— Exercise —
Without the images, write out the whole listing exactly.

— Provided material —
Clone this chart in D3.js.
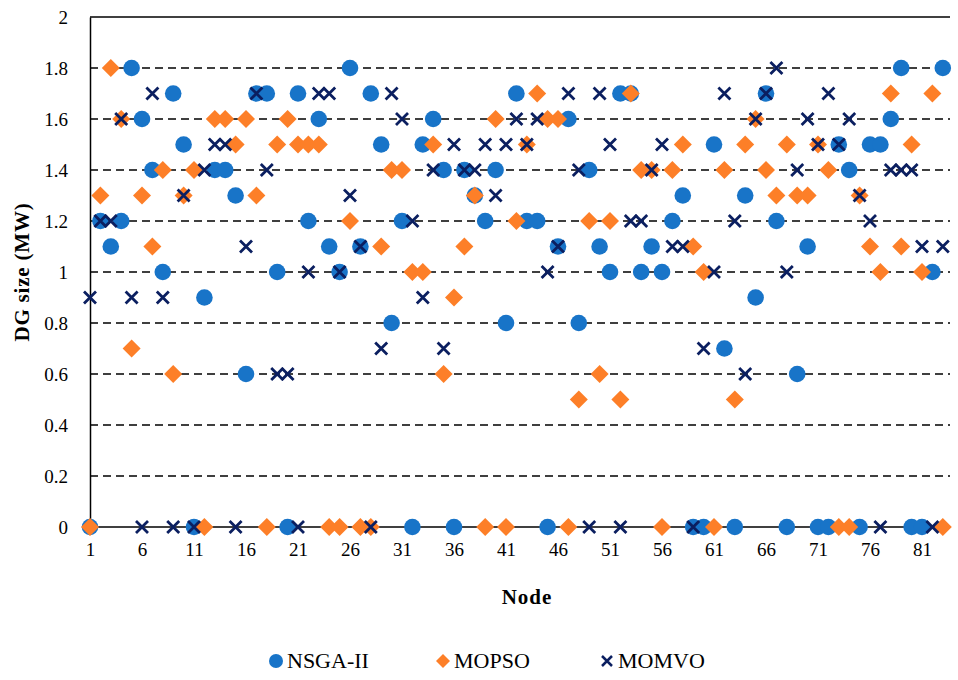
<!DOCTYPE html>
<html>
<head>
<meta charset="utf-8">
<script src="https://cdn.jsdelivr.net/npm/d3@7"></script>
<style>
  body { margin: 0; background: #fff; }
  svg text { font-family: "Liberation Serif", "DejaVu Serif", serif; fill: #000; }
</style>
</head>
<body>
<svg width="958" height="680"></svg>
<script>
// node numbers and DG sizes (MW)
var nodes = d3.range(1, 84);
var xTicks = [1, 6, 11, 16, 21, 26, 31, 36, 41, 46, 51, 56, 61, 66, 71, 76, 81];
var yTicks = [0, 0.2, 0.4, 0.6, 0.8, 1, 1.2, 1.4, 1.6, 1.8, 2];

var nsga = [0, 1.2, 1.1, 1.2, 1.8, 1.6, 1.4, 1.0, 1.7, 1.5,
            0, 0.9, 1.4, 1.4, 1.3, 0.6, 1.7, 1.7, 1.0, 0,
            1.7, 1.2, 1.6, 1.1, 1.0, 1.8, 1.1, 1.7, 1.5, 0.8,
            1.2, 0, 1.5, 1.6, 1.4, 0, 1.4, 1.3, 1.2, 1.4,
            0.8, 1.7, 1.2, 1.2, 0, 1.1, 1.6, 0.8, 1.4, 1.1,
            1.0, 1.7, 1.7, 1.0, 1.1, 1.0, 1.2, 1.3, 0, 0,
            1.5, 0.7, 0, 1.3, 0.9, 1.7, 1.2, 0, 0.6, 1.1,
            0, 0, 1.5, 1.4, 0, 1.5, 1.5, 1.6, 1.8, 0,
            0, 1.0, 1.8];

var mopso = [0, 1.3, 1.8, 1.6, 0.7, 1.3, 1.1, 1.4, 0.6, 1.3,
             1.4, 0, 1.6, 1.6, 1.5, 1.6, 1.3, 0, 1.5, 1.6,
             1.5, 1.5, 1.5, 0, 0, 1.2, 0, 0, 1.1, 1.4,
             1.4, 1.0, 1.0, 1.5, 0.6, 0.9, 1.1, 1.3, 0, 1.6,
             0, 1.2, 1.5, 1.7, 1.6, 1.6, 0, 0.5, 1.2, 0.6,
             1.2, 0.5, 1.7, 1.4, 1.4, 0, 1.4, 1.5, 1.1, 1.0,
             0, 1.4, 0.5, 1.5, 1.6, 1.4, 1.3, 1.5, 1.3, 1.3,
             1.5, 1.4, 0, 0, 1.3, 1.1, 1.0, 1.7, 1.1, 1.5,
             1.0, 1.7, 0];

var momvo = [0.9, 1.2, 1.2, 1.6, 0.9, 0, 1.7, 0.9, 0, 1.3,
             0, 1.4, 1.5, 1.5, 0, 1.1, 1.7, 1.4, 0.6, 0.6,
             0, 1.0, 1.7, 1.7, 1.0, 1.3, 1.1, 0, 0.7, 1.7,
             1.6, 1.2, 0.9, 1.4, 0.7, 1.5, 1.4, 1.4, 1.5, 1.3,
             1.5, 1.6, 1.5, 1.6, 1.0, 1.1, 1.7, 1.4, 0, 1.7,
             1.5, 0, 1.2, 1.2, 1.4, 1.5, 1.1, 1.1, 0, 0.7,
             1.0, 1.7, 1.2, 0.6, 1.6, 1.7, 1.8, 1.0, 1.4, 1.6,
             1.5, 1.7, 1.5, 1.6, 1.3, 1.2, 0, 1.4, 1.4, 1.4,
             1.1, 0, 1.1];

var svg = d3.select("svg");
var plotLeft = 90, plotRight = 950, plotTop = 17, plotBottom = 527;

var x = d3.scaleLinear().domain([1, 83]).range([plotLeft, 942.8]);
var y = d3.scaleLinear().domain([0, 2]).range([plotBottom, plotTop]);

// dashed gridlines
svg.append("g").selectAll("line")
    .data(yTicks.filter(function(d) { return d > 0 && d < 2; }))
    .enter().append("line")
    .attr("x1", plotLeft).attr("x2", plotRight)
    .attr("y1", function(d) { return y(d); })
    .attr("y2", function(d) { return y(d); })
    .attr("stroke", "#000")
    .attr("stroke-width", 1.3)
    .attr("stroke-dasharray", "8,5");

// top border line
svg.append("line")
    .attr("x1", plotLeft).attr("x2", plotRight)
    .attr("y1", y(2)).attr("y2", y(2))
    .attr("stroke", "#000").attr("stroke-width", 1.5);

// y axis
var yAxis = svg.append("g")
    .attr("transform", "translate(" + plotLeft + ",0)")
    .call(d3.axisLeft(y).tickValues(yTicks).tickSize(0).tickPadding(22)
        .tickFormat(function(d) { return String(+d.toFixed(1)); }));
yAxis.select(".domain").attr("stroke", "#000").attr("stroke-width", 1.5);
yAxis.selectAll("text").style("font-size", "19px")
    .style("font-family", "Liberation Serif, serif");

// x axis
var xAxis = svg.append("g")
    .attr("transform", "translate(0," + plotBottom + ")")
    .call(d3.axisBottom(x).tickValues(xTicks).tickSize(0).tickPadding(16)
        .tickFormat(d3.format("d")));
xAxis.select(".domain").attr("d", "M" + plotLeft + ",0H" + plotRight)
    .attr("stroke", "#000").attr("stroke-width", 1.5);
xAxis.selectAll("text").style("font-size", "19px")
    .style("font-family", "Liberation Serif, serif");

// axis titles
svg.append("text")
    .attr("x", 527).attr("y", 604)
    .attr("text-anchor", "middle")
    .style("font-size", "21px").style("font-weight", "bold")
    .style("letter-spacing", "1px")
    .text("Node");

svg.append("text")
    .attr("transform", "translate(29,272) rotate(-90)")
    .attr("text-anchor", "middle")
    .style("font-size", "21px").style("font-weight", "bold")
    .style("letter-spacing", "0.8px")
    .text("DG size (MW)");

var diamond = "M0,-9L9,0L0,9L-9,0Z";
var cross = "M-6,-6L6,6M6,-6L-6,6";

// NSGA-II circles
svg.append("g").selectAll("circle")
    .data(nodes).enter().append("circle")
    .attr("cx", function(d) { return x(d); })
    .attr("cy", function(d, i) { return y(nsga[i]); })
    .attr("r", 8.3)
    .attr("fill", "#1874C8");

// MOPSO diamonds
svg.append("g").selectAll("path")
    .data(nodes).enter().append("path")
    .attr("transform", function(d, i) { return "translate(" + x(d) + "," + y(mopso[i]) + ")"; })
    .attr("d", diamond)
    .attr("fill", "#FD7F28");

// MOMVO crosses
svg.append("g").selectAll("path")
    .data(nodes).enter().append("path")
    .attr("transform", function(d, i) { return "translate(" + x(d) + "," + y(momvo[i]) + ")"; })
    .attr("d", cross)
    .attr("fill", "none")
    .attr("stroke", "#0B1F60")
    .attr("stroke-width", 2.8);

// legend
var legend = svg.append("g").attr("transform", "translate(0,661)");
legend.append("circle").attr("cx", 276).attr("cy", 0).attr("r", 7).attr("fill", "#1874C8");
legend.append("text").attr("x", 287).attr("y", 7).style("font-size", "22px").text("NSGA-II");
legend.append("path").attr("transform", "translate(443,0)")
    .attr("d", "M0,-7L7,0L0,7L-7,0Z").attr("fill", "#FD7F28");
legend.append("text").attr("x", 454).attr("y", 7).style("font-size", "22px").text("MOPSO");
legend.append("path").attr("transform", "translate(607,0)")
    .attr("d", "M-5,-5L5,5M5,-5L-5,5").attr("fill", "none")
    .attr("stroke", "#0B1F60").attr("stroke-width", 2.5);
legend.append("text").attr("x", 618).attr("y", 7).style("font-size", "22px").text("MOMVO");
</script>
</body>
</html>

— Task response —
Clone this chart in D3.js.
<!DOCTYPE html>
<html>
<head>
<meta charset="utf-8">
<script src="https://cdn.jsdelivr.net/npm/d3@7"></script>
<style>
  body { margin: 0; background: #fff; }
  svg text { font-family: "Liberation Serif", "DejaVu Serif", serif; fill: #000; }
</style>
</head>
<body>
<svg width="958" height="680"></svg>
<script>
// node numbers and DG sizes (MW)
var nodes = d3.range(1, 84);
var xTicks = [1, 6, 11, 16, 21, 26, 31, 36, 41, 46, 51, 56, 61, 66, 71, 76, 81];
var yTicks = [0, 0.2, 0.4, 0.6, 0.8, 1, 1.2, 1.4, 1.6, 1.8, 2];

var nsga = [0, 1.2, 1.1, 1.2, 1.8, 1.6, 1.4, 1.0, 1.7, 1.5,
            0, 0.9, 1.4, 1.4, 1.3, 0.6, 1.7, 1.7, 1.0, 0,
            1.7, 1.2, 1.6, 1.1, 1.0, 1.8, 1.1, 1.7, 1.5, 0.8,
            1.2, 0, 1.5, 1.6, 1.4, 0, 1.4, 1.3, 1.2, 1.4,
            0.8, 1.7, 1.2, 1.2, 0, 1.1, 1.6, 0.8, 1.4, 1.1,
            1.0, 1.7, 1.7, 1.0, 1.1, 1.0, 1.2, 1.3, 0, 0,
            1.5, 0.7, 0, 1.3, 0.9, 1.7, 1.2, 0, 0.6, 1.1,
            0, 0, 1.5, 1.4, 0, 1.5, 1.5, 1.6, 1.8, 0,
            0, 1.0, 1.8];

var mopso = [0, 1.3, 1.8, 1.6, 0.7, 1.3, 1.1, 1.4, 0.6, 1.3,
             1.4, 0, 1.6, 1.6, 1.5, 1.6, 1.3, 0, 1.5, 1.6,
             1.5, 1.5, 1.5, 0, 0, 1.2, 0, 0, 1.1, 1.4,
             1.4, 1.0, 1.0, 1.5, 0.6, 0.9, 1.1, 1.3, 0, 1.6,
             0, 1.2, 1.5, 1.7, 1.6, 1.6, 0, 0.5, 1.2, 0.6,
             1.2, 0.5, 1.7, 1.4, 1.4, 0, 1.4, 1.5, 1.1, 1.0,
             0, 1.4, 0.5, 1.5, 1.6, 1.4, 1.3, 1.5, 1.3, 1.3,
             1.5, 1.4, 0, 0, 1.3, 1.1, 1.0, 1.7, 1.1, 1.5,
             1.0, 1.7, 0];

var momvo = [0.9, 1.2, 1.2, 1.6, 0.9, 0, 1.7, 0.9, 0, 1.3,
             0, 1.4, 1.5, 1.5, 0, 1.1, 1.7, 1.4, 0.6, 0.6,
             0, 1.0, 1.7, 1.7, 1.0, 1.3, 1.1, 0, 0.7, 1.7,
             1.6, 1.2, 0.9, 1.4, 0.7, 1.5, 1.4, 1.4, 1.5, 1.3,
             1.5, 1.6, 1.5, 1.6, 1.0, 1.1, 1.7, 1.4, 0, 1.7,
             1.5, 0, 1.2, 1.2, 1.4, 1.5, 1.1, 1.1, 0, 0.7,
             1.0, 1.7, 1.2, 0.6, 1.6, 1.7, 1.8, 1.0, 1.4, 1.6,
             1.5, 1.7, 1.5, 1.6, 1.3, 1.2, 0, 1.4, 1.4, 1.4,
             1.1, 0, 1.1];

var svg = d3.select("svg");
var plotLeft = 90, plotRight = 950, plotTop = 17, plotBottom = 527;

var x = d3.scaleLinear().domain([1, 83]).range([plotLeft, 942.8]);
var y = d3.scaleLinear().domain([0, 2]).range([plotBottom, plotTop]);

// dashed gridlines
svg.append("g").selectAll("line")
    .data(yTicks.filter(function(d) { return d > 0 && d < 2; }))
    .enter().append("line")
    .attr("x1", plotLeft).attr("x2", plotRight)
    .attr("y1", function(d) { return y(d); })
    .attr("y2", function(d) { return y(d); })
    .attr("stroke", "#000")
    .attr("stroke-width", 1.3)
    .attr("stroke-dasharray", "8,5");

// top border line
svg.append("line")
    .attr("x1", plotLeft).attr("x2", plotRight)
    .attr("y1", y(2)).attr("y2", y(2))
    .attr("stroke", "#000").attr("stroke-width", 1.5);

// y axis
var yAxis = svg.append("g")
    .attr("transform", "translate(" + plotLeft + ",0)")
    .call(d3.axisLeft(y).tickValues(yTicks).tickSize(0).tickPadding(22)
        .tickFormat(function(d) { return String(+d.toFixed(1)); }));
yAxis.select(".domain").attr("stroke", "#000").attr("stroke-width", 1.5);
yAxis.selectAll("text").style("font-size", "19px")
    .style("font-family", "Liberation Serif, serif");

// x axis
var xAxis = svg.append("g")
    .attr("transform", "translate(0," + plotBottom + ")")
    .call(d3.axisBottom(x).tickValues(xTicks).tickSize(0).tickPadding(16)
        .tickFormat(d3.format("d")));
xAxis.select(".domain").attr("d", "M" + plotLeft + ",0H" + plotRight)
    .attr("stroke", "#000").attr("stroke-width", 1.5);
xAxis.selectAll("text").style("font-size", "19px")
    .style("font-family", "Liberation Serif, serif");

// axis titles
svg.append("text")
    .attr("x", 527).attr("y", 604)
    .attr("text-anchor", "middle")
    .style("font-size", "21px").style("font-weight", "bold")
    .style("letter-spacing", "1px")
    .text("Node");

svg.append("text")
    .attr("transform", "translate(29,272) rotate(-90)")
    .attr("text-anchor", "middle")
    .style("font-size", "21px").style("font-weight", "bold")
    .style("letter-spacing", "0.8px")
    .text("DG size (MW)");

var diamond = "M0,-9L9,0L0,9L-9,0Z";
var cross = "M-6,-6L6,6M6,-6L-6,6";

// NSGA-II circles
svg.append("g").selectAll("circle")
    .data(nodes).enter().append("circle")
    .attr("cx", function(d) { return x(d); })
    .attr("cy", function(d, i) { return y(nsga[i]); })
    .attr("r", 8.3)
    .attr("fill", "#1874C8");

// MOPSO diamonds
svg.append("g").selectAll("path")
    .data(nodes).enter().append("path")
    .attr("transform", function(d, i) { return "translate(" + x(d) + "," + y(mopso[i]) + ")"; })
    .attr("d", diamond)
    .attr("fill", "#FD7F28");

// MOMVO crosses
svg.append("g").selectAll("path")
    .data(nodes).enter().append("path")
    .attr("transform", function(d, i) { return "translate(" + x(d) + "," + y(momvo[i]) + ")"; })
    .attr("d", cross)
    .attr("fill", "none")
    .attr("stroke", "#0B1F60")
    .attr("stroke-width", 2.8);

// legend
var legend = svg.append("g").attr("transform", "translate(0,661)");
legend.append("circle").attr("cx", 276).attr("cy", 0).attr("r", 7).attr("fill", "#1874C8");
legend.append("text").attr("x", 287).attr("y", 7).style("font-size", "22px").text("NSGA-II");
legend.append("path").attr("transform", "translate(443,0)")
    .attr("d", "M0,-7L7,0L0,7L-7,0Z").attr("fill", "#FD7F28");
legend.append("text").attr("x", 454).attr("y", 7).style("font-size", "22px").text("MOPSO");
legend.append("path").attr("transform", "translate(607,0)")
    .attr("d", "M-5,-5L5,5M5,-5L-5,5").attr("fill", "none")
    .attr("stroke", "#0B1F60").attr("stroke-width", 2.5);
legend.append("text").attr("x", 618).attr("y", 7).style("font-size", "22px").text("MOMVO");
</script>
</body>
</html>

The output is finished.